Last Updated: April 24, 2009.

Patients who are more knowledgeable about dialysis when they begin hemodialysis may be more likely to use an arteriovenous fistula or graft compared to a catheter, according to research published online ahead of print April 23 in the Clinical Journal of the American Society of Nephrology.

FRIDAY, April 24 (HealthDay News) -- Patients who are more knowledgeable about dialysis when they begin hemodialysis may be more likely to use an arteriovenous fistula (AVF) or graft (AVG) compared to a catheter, according to research published online ahead of print April 23 in the Clinical Journal of the American Society of Nephrology.

Kerri L. Cavanaugh, M.D., of the Vanderbilt University Medical Center in Nashville, Tenn., and colleagues analyzed data from 490 patients whose knowledge about dialysis was assessed with the Chronic Hemodialysis Knowledge Survey at baseline. The primary outcome was type of dialysis access at baseline, three months, and six months. Use of an AVF or AVG is associated with lower mortality than using a catheter for dialysis access.
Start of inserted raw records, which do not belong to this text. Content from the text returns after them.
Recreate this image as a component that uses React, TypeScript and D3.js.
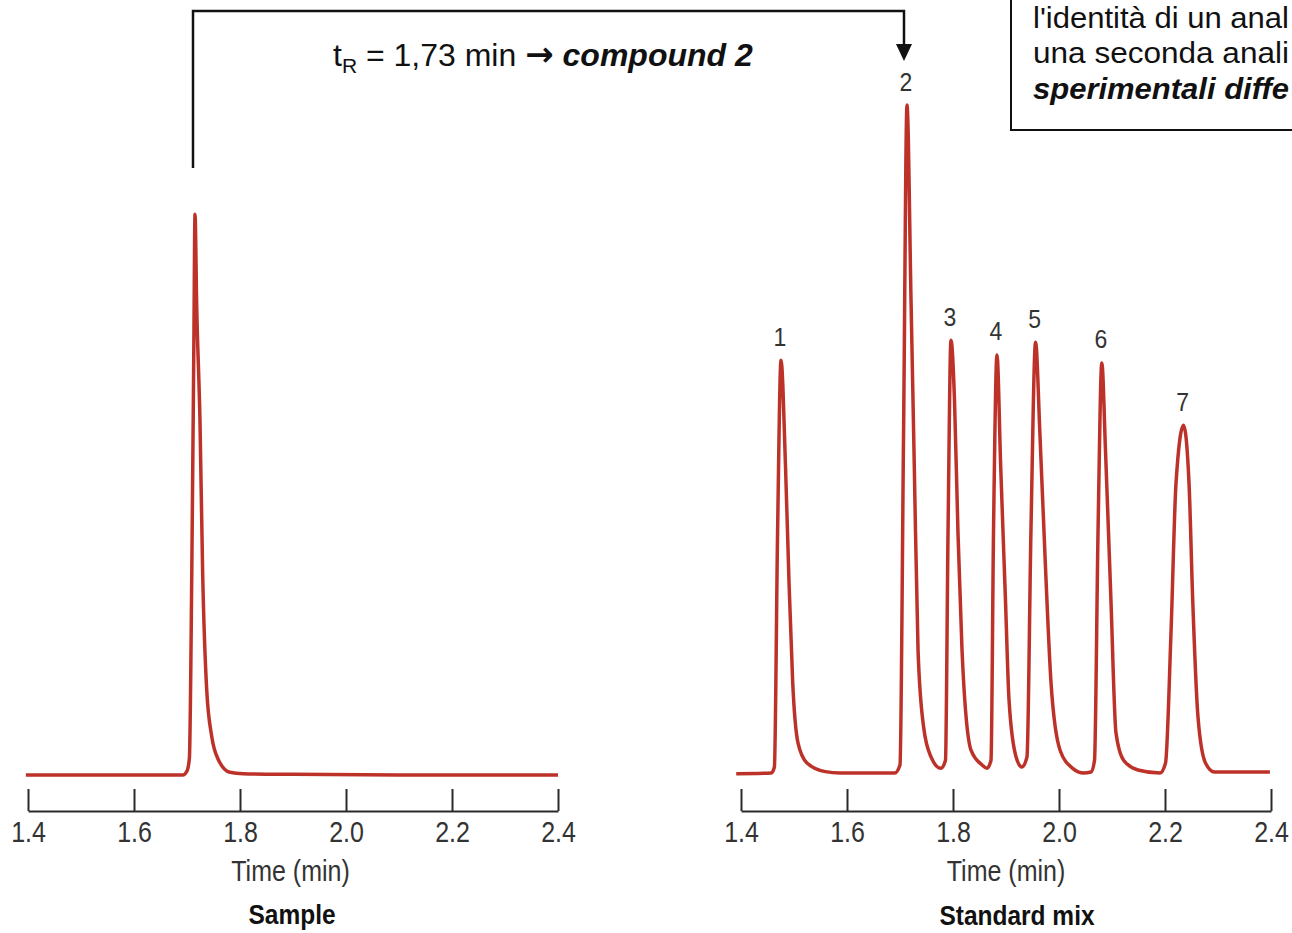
import { useRef, useEffect } from "react";
import * as d3 from "d3";

// axis ticks (min)
const TICKS = [1.4, 1.6, 1.8, 2.0, 2.2, 2.4];

// Sample chromatogram (time in min, signal in % of tallest standard peak)
const SAMPLE_TIME = [1.396, 1.55, 1.6, 1.65, 1.692, 1.7, 1.7045, 1.709, 1.713, 1.7151, 1.7183, 1.7245, 1.7296, 1.7372, 1.7466, 1.7585, 1.781, 1.806, 1.9, 2.1, 2.4];
const SAMPLE_SIGNAL = [0, 0, 0, 0, 0, 0.6, 2.5, 30, 65, 83.7, 70, 52.8, 29.9, 12.7, 5.8, 2.4, 0.4, 0.2, 0.1, 0, 0];

// Standard mix chromatogram
const MIX_TIME = [1.391, 1.457, 1.463, 1.469, 1.4755, 1.484, 1.4906, 1.4975, 1.5075, 1.5245, 1.559, 1.587, 1.69, 1.7, 1.7066, 1.7132, 1.7208, 1.727, 1.734, 1.7445, 1.7585, 1.777, 1.7858, 1.7906, 1.7962, 1.8028, 1.8094, 1.817, 1.834, 1.8547, 1.864, 1.8717, 1.8764, 1.883, 1.89, 1.899, 1.9057, 1.919, 1.93, 1.9396, 1.947, 1.9558, 1.964, 1.9745, 1.985, 2.002, 2.0258, 2.0464, 2.0604, 2.067, 2.0736, 2.0808, 2.0877, 2.098, 2.1075, 2.1219, 2.149, 2.1906, 2.201, 2.2113, 2.2208, 2.235, 2.2453, 2.2523, 2.2623, 2.2764, 2.2934, 2.398];
const MIX_SIGNAL = [0.2, 0.3, 1.2, 36.1, 61.9, 46.0, 28.8, 13.9, 4.8, 1.8, 0.5, 0.3, 0.3, 1.5, 50, 100, 70.9, 46, 18.7, 7.2, 2.7, 1.0, 2.2, 36.1, 64.9, 56, 36.1, 18.7, 3.7, 1.5, 1.0, 2.2, 36.1, 62.7, 46, 26.1, 11.2, 2.7, 1.2, 2.7, 36.1, 64.6, 50.9, 31, 13.7, 3.7, 1.0, 0.3, 0.45, 2.2, 36.1, 61.5, 48.5, 26.1, 6.3, 2.2, 0.75, 0.3, 1.8, 21.2, 43.6, 52.2, 43.6, 26.1, 8.6, 1.8, 0.45, 0.45];

// peak apexes of the standard mix
const PEAK_LABELS = ["1", "2", "3", "4", "5", "6", "7"];
const PEAK_TIMES = [1.4755, 1.7132, 1.7962, 1.883, 1.9558, 2.0808, 2.235];
const PEAK_HEIGHTS = [61.9, 100, 64.9, 62.7, 64.6, 61.5, 52.2];

const SAMPLE_APEX = 1.7151;
const MATCHED_PEAK = 1;

// note box text, as much as shows before the right edge
const BOX_LINES = ["l'identità di un anal", "una seconda anali", "sperimentali diffe"];

const W = 1292;
const H = 933;
const FONT = "'Liberation Sans', Arial, Helvetica, sans-serif";
const RED = "#bd3228";
const STRETCH = 1.15; // chart lettering is a bit taller than wide

export default function App() {
  const svgRef = useRef<SVGSVGElement | null>(null);

  useEffect(() => {
    const svg = d3.select(svgRef.current);
    svg.selectAll("*").remove();

    const axisY = 811;
    const y = d3.scaleLinear().domain([0, 100]).range([775, 105]);
    const xLeft = d3.scaleLinear().domain([1.4, 2.4]).range([28, 558]);
    const xRight = d3.scaleLinear().domain([1.4, 2.4]).range([741, 1271]);

    const tallText = (x: number, yy: number, txt: string, size: number, bold = false, fill = "#333") =>
      svg
        .append("text")
        .attr("transform", `translate(${x},${yy}) scale(1,${STRETCH})`)
        .attr("text-anchor", "middle")
        .attr("fill", fill)
        .attr("font-size", `${size}px`)
        .attr("font-weight", bold ? "bold" : "normal")
        .attr("font-family", FONT)
        .text(txt);

    const panels = [
      { x: xLeft, t: SAMPLE_TIME, v: SAMPLE_SIGNAL, title: "Sample", axisDx: -2.5, titleDx: -1, titleY: 924 },
      { x: xRight, t: MIX_TIME, v: MIX_SIGNAL, title: "Standard mix", axisDx: 0, titleDx: 11, titleY: 925 },
    ];

    panels.forEach((p) => {
      const pts = p.t.map((t, i) => [t, p.v[i]] as [number, number]);
      const line = d3
        .line<[number, number]>()
        .x((d) => p.x(d[0]))
        .y((d) => y(d[1]))
        .curve(d3.curveMonotoneX);

      svg
        .append("path")
        .attr("d", line(pts))
        .attr("fill", "none")
        .attr("stroke", RED)
        .attr("stroke-width", 3.5)
        .attr("stroke-linejoin", "round");

      // axis with ticks pointing up
      const ax = svg
        .append("g")
        .attr("transform", `translate(0,${axisY})`)
        .call(
          d3.axisBottom(p.x)
            .tickValues(TICKS)
            .tickSizeInner(-22)
            .tickSizeOuter(0)
            .tickPadding(9)
            .tickFormat(d3.format(".1f"))
        );
      ax.select(".domain").attr("stroke", "#2a2a2a").attr("stroke-width", 2);
      ax.selectAll(".tick line").attr("stroke", "#2a2a2a").attr("stroke-width", 2);
      ax.selectAll(".tick text")
        .attr("transform", `scale(1,${STRETCH})`)
        .attr("fill", "#333")
        .attr("font-size", "25px")
        .attr("font-family", FONT);

      const mid = (p.x.range()[0] + p.x.range()[1]) / 2;
      tallText(mid + p.axisDx, 881, "Time (min)", 25);
      tallText(mid + p.titleDx, p.titleY, p.title, 24.5, true, "#111");
    });

    // peak numbers
    PEAK_LABELS.forEach((lab, i) => {
      tallText(xRight(PEAK_TIMES[i]) - 1, y(PEAK_HEIGHTS[i]) - 14.5, lab, 23);
    });

    // bracket from sample peak to matched standard peak
    const bx0 = xLeft(SAMPLE_APEX) - 2;
    const bx1 = xRight(PEAK_TIMES[MATCHED_PEAK]) - 3;
    svg
      .append("path")
      .attr("d", `M${bx0},168V11H${bx1}V46`)
      .attr("fill", "none")
      .attr("stroke", "#111")
      .attr("stroke-width", 2.5);
    svg
      .append("path")
      .attr("d", `M${bx1 - 8},44L${bx1 + 8},44L${bx1},61Z`)
      .attr("fill", "#111");

    const note = svg
      .append("text")
      .attr("x", 333)
      .attr("y", 66)
      .attr("fill", "#111")
      .attr("font-size", "32px")
      .attr("font-family", FONT);
    note.append("tspan").text("t");
    note.append("tspan").attr("font-size", "21px").attr("dy", 7).text("R");
    note.append("tspan").attr("dy", -7).text(" = 1,73 min ");
    note
      .append("tspan")
      .attr("font-family", "'DejaVu Sans', sans-serif")
      .attr("font-size", "34px")
      .attr("font-weight", "bold")
      .text("\u2192");
    note
      .append("tspan")
      .attr("font-weight", "bold")
      .attr("font-style", "italic")
      .text(" compound 2");

    // note box, cut by the right and top edges
    svg
      .append("rect")
      .attr("x", 1011)
      .attr("y", -10)
      .attr("width", 400)
      .attr("height", 140)
      .attr("fill", "#fff")
      .attr("stroke", "#111")
      .attr("stroke-width", 2);

    BOX_LINES.forEach((txt, i) => {
      svg
        .append("text")
        .attr("x", 1033)
        .attr("y", 27.5 + i * 35.5)
        .attr("fill", "#111")
        .attr("font-size", "30px")
        .attr("font-family", FONT)
        .attr("font-weight", i === 2 ? "bold" : "normal")
        .attr("font-style", i === 2 ? "italic" : "normal")
        .attr("textLength", 256)
        .attr("lengthAdjust", "spacingAndGlyphs")
        .text(txt);
    });
  }, []);

  return (
    <svg
      ref={svgRef}
      width={W}
      height={H}
      viewBox={`0 0 ${W} ${H}`}
      style={{ position: "absolute", left: 0, top: 0, background: "#fff", overflow: "hidden" }}
    />
  );
}
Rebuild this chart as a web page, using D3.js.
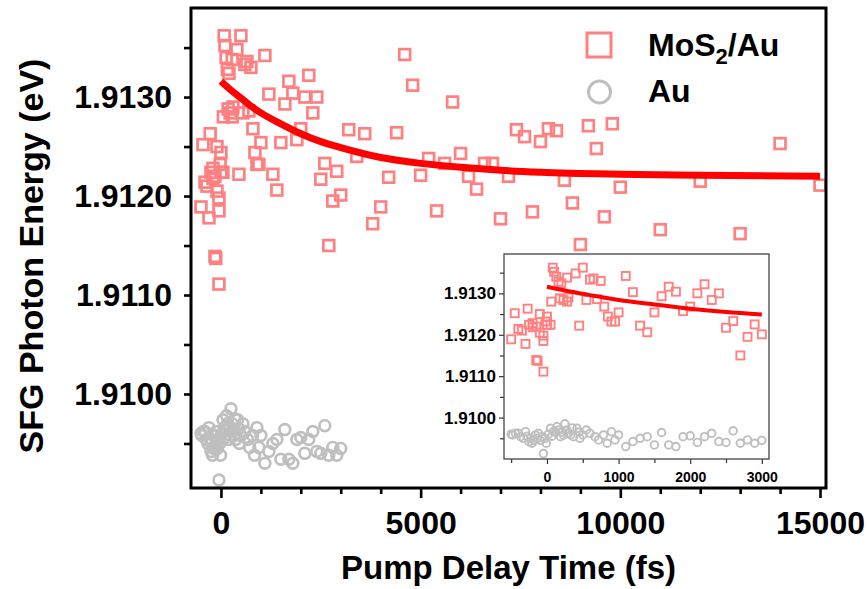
<!DOCTYPE html>
<html><head><meta charset="utf-8">
<script src="https://cdn.jsdelivr.net/npm/d3@7/dist/d3.min.js"></script>
<style>
html,body{margin:0;padding:0;background:#fff;}
text{font-family:"Liberation Sans",Arial,sans-serif;font-weight:bold;fill:#000;}
</style></head>
<body>
<svg id="chart" width="867" height="589"></svg>
<script>
// ---- data ----
const mosT = [-500,-450,-400,-350,-300,-270,-250,-200,-200,-150,-150,-130,-100,-100,-50,-50,-50,-20,0,0,
  50,60,80,100,130,160,180,200,230,280,280,300,400,450,500,550,600,650,700,750,800,850,900,950,1000,
  1100,1200,1300,1400,1500,1600,1700,1800,1900,2000,2100,2200,2300,2400,2500,2600,2700,2800,2900,3000,
  3200,3400,3600,3800,4000,4200,4400,4600,4800,5000,5200,5400,5600,5800,6000,6200,6400,6600,6800,7000,
  7200,7400,7600,7800,8000,8200,8400,8600,8800,9000,9200,9400,9600,9800,10000,11000,12000,13000,14000,15000];
const mosE = [1.91189,1.91252,1.91214,1.91210,1.91178,1.91263,1.91224,1.91218,1.91228,1.91220,1.91139,1.91137,1.91250,1.91205,1.91185,1.91198,1.91111,1.91232,1.91224,1.91244,
  1.91224,1.91280,1.91362,1.91352,1.91340,1.91328,1.91288,1.91324,1.91284,1.91280,1.91338,1.91290,1.91348,1.91222,1.91362,1.91284,1.91333,1.91336,1.91286,1.91330,1.91268,1.91244,1.91232,1.91232,1.91254,
  1.91342,1.91303,1.91222,1.91206,1.91254,1.91293,1.91316,1.91304,1.91257,1.91268,1.91300,1.91322,1.91284,1.91300,1.91217,1.91233,1.91150,1.91195,1.91225,1.91201,
  1.91267,1.91240,1.91263,1.91172,1.91189,1.91219,1.91264,1.91343,1.91312,1.91221,1.91238,1.91185,1.91233,1.91295,1.91243,1.91220,1.91207,1.91233,1.91233,1.91177,
  1.91220,1.91267,1.91260,1.91184,1.91255,1.91268,1.91266,1.91216,1.91193,1.91151,1.91271,1.91248,1.91179,1.91273,1.91209,1.91166,1.91215,1.91162,1.91253,1.91211];

const auT = [-500,-480,-440,-400,-370,-330,-300,-280,-250,-230,-210,-180,-160,-130,-120,-90,-70,-50,-30,-10,
  20,50,70,90,120,140,160,190,210,230,250,280,300,330,350,370,420,450,460,500,550,600,670,720,790,840,900,950,
  1000,1100,1200,1300,1400,1500,1600,1700,1800,1900,2000,2100,2200,2300,2400,2500,2600,2700,2800,2900,3000];
const auE = [1.90960,1.90958,1.90962,1.90962,1.90954,1.90950,1.90966,1.90955,1.90942,1.90950,1.90938,1.90945,1.90958,1.90950,1.90962,1.90945,1.90954,1.90913,1.90950,1.90938,
  1.90960,1.90974,1.90955,1.90966,1.90965,1.90978,1.90970,1.90954,1.90965,1.90958,1.90985,1.90970,1.90962,1.90958,1.90975,1.90954,1.90974,1.90965,1.90950,1.90958,1.90970,1.90962,1.90954,1.90946,1.90958,1.90938,1.90966,1.90946,
  1.90958,1.90930,1.90942,1.90950,1.90954,1.90934,1.90964,1.90934,1.90930,1.90954,1.90956,1.90940,1.90954,1.90962,1.90942,1.90940,1.90968,1.90938,1.90946,1.90938,1.90945];

const fitT = [0,250,500,750,1000,1500,2000,2500,3000,4000,5000,6000,7000,8000,10000,12000,15000];
const fitE = [1.91316,1.91307,1.91299,1.91291,1.91284,1.91273,1.91263,1.91255,1.91249,1.91239,1.91233,1.91229,1.91226,1.91224,1.91222,1.91221,1.91220];

const xTicksMain = [0,5000,10000,15000];
const yTicksMain = [1.9100,1.9110,1.9120,1.9130];
const xTicksInset = [0,1000,2000,3000];
const yTicksInset = [1.9100,1.9110,1.9120,1.9130];
const legendLabels = ["MoS", "Au"];

const sqColor = "#ff8080", ciColor = "#bfbfbf", fitColor = "#ff0000";

const svg = d3.select("#chart");
const mos = mosT.map((t,i)=>({t, e:mosE[i]}));
const au = auT.map((t,i)=>({t, e:auE[i]}));
const fit = fitT.map((t,i)=>({t, e:fitE[i]}));

// ---- main plot ----
const M = {l:191, r:826, t:8, b:488};
const x = d3.scaleLinear().domain([-750,15150]).range([M.l,M.r]);
const y = d3.scaleLinear().domain([1.90905,1.9139]).range([M.b,M.t]);

const gMain = svg.append("g");
gMain.append("g").selectAll("circle").data(au).join("circle")
  .attr("cx",d=>x(d.t)).attr("cy",d=>y(d.e)).attr("r",5.4)
  .attr("fill","none").attr("stroke",ciColor).attr("stroke-width",2.7);
gMain.append("g").selectAll("rect").data(mos).join("rect")
  .attr("x",d=>x(d.t)-5.4).attr("y",d=>y(d.e)-5.4).attr("width",10.8).attr("height",10.8)
  .attr("fill","none").attr("stroke",sqColor).attr("stroke-width",2.7);
gMain.append("path").datum(fit)
  .attr("d",d3.line().x(d=>x(d.t)).y(d=>y(d.e)).curve(d3.curveMonotoneX))
  .attr("fill","none").attr("stroke",fitColor).attr("stroke-width",7);

// axes main
const xAx = svg.append("g").attr("transform",`translate(0,${M.b})`)
  .call(d3.axisBottom(x).tickValues(xTicksMain).tickFormat(d3.format("d")).tickSize(10).tickPadding(13));
const xMinor = svg.append("g").attr("transform",`translate(0,${M.b})`)
  .call(d3.axisBottom(x).tickValues(d3.range(0,15001,1000).filter(v=>v%5000)).tickFormat("").tickSize(6));
const yAx = svg.append("g").attr("transform",`translate(${M.l},0)`)
  .call(d3.axisLeft(y).tickValues(yTicksMain).tickFormat(d3.format(".4f")).tickSize(7).tickPadding(12));
const yMinor = svg.append("g").attr("transform",`translate(${M.l},0)`)
  .call(d3.axisLeft(y).tickValues([1.9095,1.9105,1.9115,1.9125,1.9135]).tickFormat("").tickSize(7));
[xAx,xMinor,yAx,yMinor].forEach(g=>{
  g.select(".domain").remove();
  g.selectAll(".tick line").attr("stroke","#000").attr("stroke-width",2.6);
});
xAx.selectAll(".tick text").style("font-size","32px");
yAx.selectAll(".tick text").style("font-size","32px");
svg.append("rect").attr("x",M.l).attr("y",M.t).attr("width",M.r-M.l).attr("height",M.b-M.t)
  .attr("fill","none").attr("stroke","#000").attr("stroke-width",3);

// titles
svg.append("text").attr("x",(M.l+M.r)/2).attr("y",579).attr("text-anchor","middle")
  .style("font-size","33px").text("Pump Delay Time (fs)");
svg.append("text").attr("transform",`translate(43,256) rotate(-90)`).attr("text-anchor","middle")
  .style("font-size","34px").text("SFG Photon Energy (eV)");

// legend
svg.append("rect").attr("x",587).attr("y",33).attr("width",24).attr("height",24)
  .attr("fill","none").attr("stroke",sqColor).attr("stroke-width",3);
svg.append("circle").attr("cx",599.5).attr("cy",92).attr("r",11)
  .attr("fill","none").attr("stroke",ciColor).attr("stroke-width",3);
const lt = svg.append("text").attr("x",648).attr("y",56).style("font-size","32px");
lt.append("tspan").text(legendLabels[0]);
lt.append("tspan").attr("dy",8).style("font-size","22px").text("2");
lt.append("tspan").attr("dy",-8).text("/Au");
svg.append("text").attr("x",648).attr("y",102).style("font-size","32px").text(legendLabels[1]);

// ---- inset ----
const I = {l:504, r:769, t:254, b:459};
const xi = d3.scaleLinear().domain([-600,3100]).range([I.l,I.r]);
const yi = d3.scaleLinear().domain([1.9090,1.91395]).range([I.b,I.t]);
svg.append("rect").attr("x",I.l).attr("y",I.t).attr("width",I.r-I.l).attr("height",I.b-I.t).attr("fill","#fff");
svg.append("clipPath").attr("id","ic").append("rect").attr("x",I.l).attr("y",I.t).attr("width",I.r-I.l).attr("height",I.b-I.t);
const gI = svg.append("g").attr("clip-path","url(#ic)");
gI.append("g").selectAll("circle").data(au).join("circle")
  .attr("cx",d=>xi(d.t)).attr("cy",d=>yi(d.e)).attr("r",3.8)
  .attr("fill","none").attr("stroke",ciColor).attr("stroke-width",1.9);
gI.append("g").selectAll("rect").data(mos).join("rect")
  .attr("x",d=>xi(d.t)-4).attr("y",d=>yi(d.e)-4).attr("width",8).attr("height",8)
  .attr("fill","none").attr("stroke",sqColor).attr("stroke-width",1.9);
gI.append("path").datum(fit.filter(d=>d.t<=3000))
  .attr("d",d3.line().x(d=>xi(d.t)).y(d=>yi(d.e)).curve(d3.curveMonotoneX))
  .attr("fill","none").attr("stroke",fitColor).attr("stroke-width",4);

const xiAx = svg.append("g").attr("transform",`translate(0,${I.b})`)
  .call(d3.axisBottom(xi).tickValues(xTicksInset).tickFormat(d3.format("d")).tickSize(5).tickPadding(8));
const xiMinor = svg.append("g").attr("transform",`translate(0,${I.b})`)
  .call(d3.axisBottom(xi).tickValues([-500,500,1500,2500]).tickFormat("").tickSize(4));
const yiAx = svg.append("g").attr("transform",`translate(${I.l},0)`)
  .call(d3.axisLeft(yi).tickValues(yTicksInset).tickFormat(d3.format(".4f")).tickSize(5).tickPadding(3));
const yiMinor = svg.append("g").attr("transform",`translate(${I.l},0)`)
  .call(d3.axisLeft(yi).tickValues([1.9095,1.9105,1.9115,1.9125,1.9135]).tickFormat("").tickSize(4));
[xiAx,xiMinor,yiAx,yiMinor].forEach(g=>{
  g.select(".domain").remove();
  g.selectAll(".tick line").attr("stroke","#333").attr("stroke-width",1.2);
});
xiAx.selectAll(".tick text").style("font-size","14px");
yiAx.selectAll(".tick text").style("font-size","17px");
svg.append("rect").attr("x",I.l).attr("y",I.t).attr("width",I.r-I.l).attr("height",I.b-I.t)
  .attr("fill","none").attr("stroke","#444").attr("stroke-width",1.3);
</script>
</body></html>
The researchers found that the people who used a dialysis catheter at initiation compared to an AVF or AVG had lower knowledge scores. Those scoring 20 percentage points higher were 25 percent more likely to use an AVF or AVG upon initiating dialysis.

"Evaluation of patient dialysis knowledge is a rapid and easy method to identify patients who may be at higher risk of not using an arteriovenous access both at dialysis initiation and after starting dialysis, and therefore may be candidates for targeted educational interventions. Further evaluation of the impact of patient dialysis knowledge and the improvement in knowledge level in larger studies is needed to better understand its relationship with clinical measures and to provide guidance for improved chronic hemodialysis patient education," the authors conclude.

A program in which the subjects were enrolled was supported by Amgen, Inc.